The greens at Valencia Country Club are fast and hilly, which means the course plays right into the hands of Loren Roberts.
Then again, any course is right up your alley when you putt the way Roberts has this season.
The so-called "boss of the moss" has used his putter to produce the hottest start in Champions Tour history and he looks to continue his torrid pace in the AT&T; Classic beginning today in Valencia.
Roberts won the first three Champions Tour events and leads the tour with averages of 1.649 putts per green in regulation and 27.92 putts per round.
Never before had a player on the PGA, Champions or Nationwide tour won the first three tournaments. His streak ended with a fifth-place finish two weeks ago in Tampa, Fla., but he still leads the tour with a 67.00 scoring average and tops the money list with $813,880.
"The first three weeks out here, I was running the table with my putter," Roberts said. "I had a really hot putter."
Now, though, Roberts is torn.
It's difficult to walk away from so much success, but Roberts is an assistant captain for the Ryder Cup team and says he feels obligated to play eight or 10 events on the PGA Tour so he can be more informed and helpful to captain Tom Lehman.
"I still want to play out there and stay in touch with what's going on a little bit, stay in touch with the players," Roberts said.
Complicating matters is that Lehman has been playing so well lately that he's 11th on the Ryder Cup points list and closing fast on one of the automatic berths given to the top 10. Lehman has said he probably won't be a playing captain, so that would make Roberts or Corey Pavin, the other assistant, the captain.
"We'll deal with that when we get to it," Roberts said. "But I know Tom, as competitive as he is, would like to make it.

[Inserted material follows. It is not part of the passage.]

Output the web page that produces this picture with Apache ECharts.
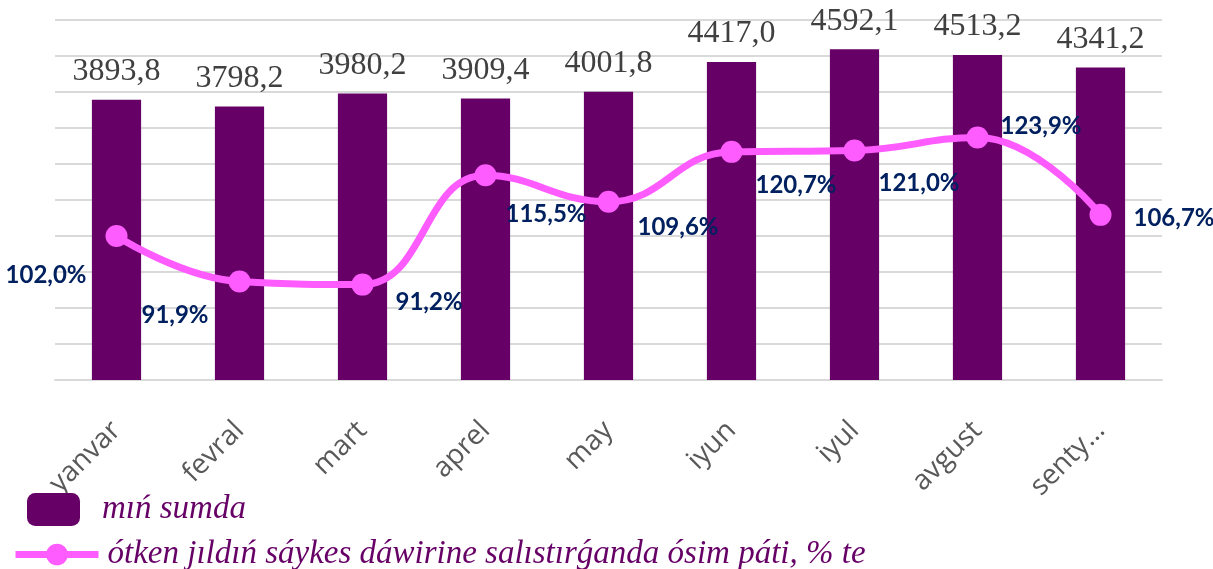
<!DOCTYPE html>
<html>
<head>
<meta charset="utf-8">
<script src="https://cdn.jsdelivr.net/npm/echarts@6/dist/echarts.min.js"></script>
<style>
  html, body { margin: 0; padding: 0; background: #fff; }
  #chart { width: 1213px; height: 569px; }
</style>
</head>
<body>
<div id="chart"></div>
<script>
  /* ========== 数据 ========== */
  const months = ["yanvar", "fevral", "mart", "aprel", "may", "iyun", "iyul", "avgust", "senty…"];
  const sumValues = [3893.8, 3798.2, 3980.2, 3909.4, 4001.8, 4417.0, 4592.1, 4513.2, 4341.2];
  const growthPct = [102.0, 91.9, 91.2, 115.5, 109.6, 120.7, 121.0, 123.9, 106.7];

  const barName = "mıń sumda";
  const lineName = "ótken jıldıń sáykes dáwirine salıstırǵanda ósim páti, % te";

  // 折线标签摆放：[dx, dy, 对齐]
  const pctLabelPlace = [
    [-30, 39, "right"],
    [-31, 34, "right"],
    [33, 18, "left"],
    [20, 39, "left"],
    [29, 25, "left"],
    [24, 33, "left"],
    [24, 33, "left"],
    [23, -11, "left"],
    [33, 3, "left"],
  ];

  const fmt = (v) => v.toFixed(1).replace(".", ",");

  const chart = echarts.init(document.getElementById("chart"), null, { renderer: "canvas" });

  chart.setOption({
    animation: false,
    backgroundColor: "#fff",
    grid: { left: 55, right: 51, top: 20, bottom: 189, containLabel: false, outerBoundsMode: "none" },
    legend: [
      {
        data: [{ name: barName, icon: "roundRect" }],
        left: 27,
        top: 493,
        padding: 0,
        itemWidth: 53,
        itemHeight: 33,
        selectedMode: false,
        textStyle: {
          fontFamily: "Liberation Serif",
          fontStyle: "italic",
          fontSize: 33,
          color: "#660066",
          padding: [0, 0, 0, 17],
        },
      },
      {
        data: [lineName],
        left: 12,
        top: 538,
        padding: 0,
        itemWidth: 83,
        itemHeight: 27,
        selectedMode: false,
        lineStyle: { width: 7 },
        textStyle: {
          fontFamily: "Liberation Serif",
          fontStyle: "italic",
          fontSize: 33,
          color: "#660066",
          padding: [0, 0, 0, 4],
        },
      },
    ],
    xAxis: {
      type: "category",
      data: months,
      axisTick: { show: false },
      axisLine: { lineStyle: { color: "#d9d9d9", width: 2 } },
      axisLabel: {
        rotate: 45,
        margin: 46,
        interval: 0,
        fontFamily: "Open Sans",
        fontSize: 28,
        color: "#595959",
      },
    },
    yAxis: [
      {
        type: "value",
        min: 0,
        max: 5000,
        interval: 500,
        axisLabel: { show: false },
        axisLine: { show: false },
        axisTick: { show: false },
        splitLine: { lineStyle: { color: "#d9d9d9", width: 2 } },
      },
      {
        type: "value",
        min: 70,
        max: 150,
        interval: 10,
        show: false,
        splitLine: { show: false },
      },
    ],
    series: [
      {
        name: barName,
        type: "bar",
        data: sumValues,
        barWidth: "40%",
        itemStyle: { color: "#660066" },
        label: {
          show: true,
          position: "top",
          distance: 12,
          formatter: (p) => fmt(p.value),
          fontFamily: "Liberation Serif",
          fontSize: 32,
          color: "#404040",
        },
      },
      {
        name: lineName,
        type: "line",
        yAxisIndex: 1,
        smooth: 0.45,
        symbol: "circle",
        symbolSize: 22,
        lineStyle: { color: "#ff5cff", width: 7 },
        itemStyle: { color: "#ff5cff" },
        data: growthPct.map((v, i) => ({
          value: v,
          label: {
            show: true,
            position: "inside",
            align: pctLabelPlace[i][2],
            verticalAlign: "middle",
            offset: [pctLabelPlace[i][0], pctLabelPlace[i][1]],
          },
        })),
        label: {
          formatter: (p) => fmt(p.value) + "%",
          fontFamily: "Lato",
          fontWeight: "bold",
          fontSize: 24,
          color: "#002060",
        },
        z: 3,
      },
    ],
  });
</script>
</body>
</html>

I know he would."
It should come as no surprise that putting has propelled Roberts' fast start. He earned his sobriquet during the 1994 U.S. Open, when he shot a third-round 64 and finished second, losing a playoff to Ernie Els. He led the tour in putting that year, was among the top-10 four times from 1994 to 1999 and has not been lower than 37th since 1996.
It's a skill he said he developed while working in the pro shop at San Luis Obispo during the late 1970s. Members would rarely play after 2 p.m., so Roberts said he'd spend most of his afternoons on the putting green near the shop.
"If you don't make putts, I don't care what tour you play on, it's just tough to be competitive," said the eight-time PGA Tour winner.
Should he win this week, he'll reach the $1-million mark in fewer events than anyone in Champions Tour history. Hale Irwin reached $1 million in eight events in 1998.
His almost instant success -- Roberts turned 50 last June, won in his third Champions Tour event and has four victories and nine top-10s in 11 events -- isn't much of a surprise to Roberts.
He had played well into his late 40s, finishing 28th on the PGA money list at 47 in 2002 when he won the Valero Texas Open and has placed among the top 100 money leaders every year since 1988.
Still, Roberts realizes his window of opportunity is small on the Champions Tour.
"I felt like I was going to play well out here on the Champions Tour, but you never know if you're going to be able to get it done," he said. "I knew I was playing well going into those three events, but to win the first three was more than I expected."